Your Mac will take care of itself, and it's my understanding that additional apps are unnecessary.:)
 

GGJstudios

macrumors Westmere
May 16, 2008
44,545
943
Every time I want to run Ccleaner on my mac It's flipping out. When I run "Cleaner" it takes about 250% cpu. My laptop is almost melting after a few seconds. So every time I quit the process because I'm scared my computer will crash. Do you have an idea why this is happening and how I can fix it?
I recommend you fix it by completely uninstalling Ccleaner. You don't need "cleaner" or "maintenance" apps to keep your Mac running well, and some of these apps can do more harm than good. Most only remove files/folders or unused languages or architectures, which does nothing more than free up some drive space, with the risk of deleting something important in the process.

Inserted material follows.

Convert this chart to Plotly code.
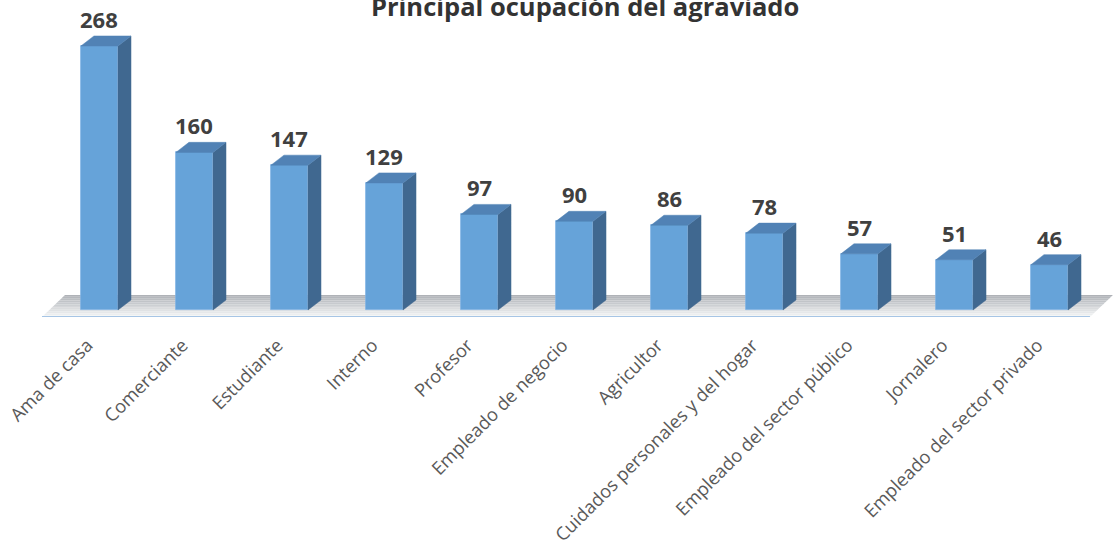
import plotly.graph_objects as go

categories = ["Ama de casa", "Comerciante", "Estudiante", "Interno", "Profesor",
              "Empleado de negocio", "Agricultor", "Cuidados personales y del hogar",
              "Empleado del sector público", "Jornalero", "Empleado del sector privado"]
values = [268, 160, 147, 129, 97, 90, 86, 78, 57, 51, 46]
title_text = "Principal ocupación del agraviado"

W, H = 1114, 546
# geometry (data units)
bw = 0.39      # bar front width
dx = 0.137     # depth offset in x
dy = 10.2      # depth offset in y
xr = [-1.047, 10.679]
yr = [-7.1, 314.7]

FRONT = "#66A3D9"
SIDE = "#406890"
TOP = "#5182B5"

xs = list(range(len(categories)))

fig = go.Figure()

# floor gradient strips
y_front, y_back = -7.1, 15.2
x_fl, x_bl = -0.605, -0.363
x_fr, x_br = 10.426, 10.668
n = 12
c0 = (172, 176, 181)
c1 = (246, 247, 248)
shapes = []
for k in range(n):
    t0 = k / n
    t1 = (k + 1) / n
    ya = y_back + (y_front - y_back) * t0
    yb = y_back + (y_front - y_back) * t1
    xla = x_bl + (x_fl - x_bl) * t0
    xlb = x_bl + (x_fl - x_bl) * t1
    xra = x_br + (x_fr - x_br) * t0
    xrb = x_br + (x_fr - x_br) * t1
    tm = (t0 + t1) / 2
    c = tuple(int(c0[j] + (c1[j] - c0[j]) * tm) for j in range(3))
    shapes.append(dict(type="path", xref="x", yref="y", layer="below",
                       path=f"M{xla},{ya} L{xra},{ya} L{xrb},{yb} L{xlb},{yb} Z",
                       fillcolor=f"rgb{c}", line=dict(width=0)))
shapes.append(dict(type="line", xref="x", yref="y", x0=x_fl, x1=x_fr, y0=y_front, y1=y_front,
                   line=dict(color="#A7C5E5", width=2), layer="above"))

sx, sy, tx, ty = [], [], [], []
for i, v in zip(xs, values):
    r = i + bw / 2
    l = i - bw / 2
    sx += [r, r + dx, r + dx, r, r, None]
    sy += [0, dy, v + dy, v, 0, None]
    tx += [l, r, r + dx, l + dx, l, None]
    ty += [v, v, v + dy, v + dy, v, None]

fig.add_trace(go.Scatter(x=sx, y=sy, mode="lines", fill="toself", fillcolor=SIDE,
                         line=dict(color=SIDE, width=0.5), hoverinfo="skip", showlegend=False))
fig.add_trace(go.Scatter(x=tx, y=ty, mode="lines", fill="toself", fillcolor=TOP,
                         line=dict(color=TOP, width=0.5), hoverinfo="skip", showlegend=False))
fig.add_trace(go.Bar(x=xs, y=values, width=bw, marker=dict(color=FRONT, line=dict(color="#7FB3E3", width=0.8)),
                     showlegend=False))

annotations = []
for i, v in zip(xs, values):
    annotations.append(dict(x=i, y=v, xref="x", yref="y", text=f"<b>{v}</b>", showarrow=False,
                            yanchor="bottom", yshift=10,
                            font=dict(family="Open Sans", size=22, color="#404040")))
annotations.append(dict(x=585 / W, y=1, xref="paper", yref="paper", text=f"<b>{title_text}</b>",
                        showarrow=False, xanchor="center", yanchor="top", yshift=13,
                        font=dict(family="Open Sans", size=25.5, color="#333333")))

fig.update_layout(
    width=W, height=H,
    margin=dict(l=0, r=0, t=0, b=229),
    paper_bgcolor="white", plot_bgcolor="white",
    shapes=shapes, annotations=annotations,
    xaxis=dict(range=xr, tickmode="array", tickvals=xs, ticktext=categories, tickangle=-45,
               showgrid=False, zeroline=False, showline=False, ticks="", automargin=False,
               ticklabelshift=-12, ticklabelstandoff=13,
               tickfont=dict(family="Open Sans", size=18.3, color="#595959")),
    yaxis=dict(range=yr, visible=False, showgrid=False, zeroline=False, automargin=False),
    bargap=0,
)

fig.write_html("out.html", config={"displayModeBar": False},
               post_script="document.body.style.margin='0';")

These apps will not make your Mac run faster or more efficiently, since having stuff stored on a drive does not impact performance, unless you're running out of drive space. In fact, deleting some caches can hurt performance, rather than help it, since more system resources are used and performance suffers while each cache is being rebuilt.
Many of these tasks should only be done selectively to troubleshoot specific problems, not en masse as routine maintenance. OS X does a good job of taking care of itself, without the need for 3rd party software. Among other things, it has its own maintenance scripts that run silently in the background on a daily, weekly and monthly basis, without user intervention.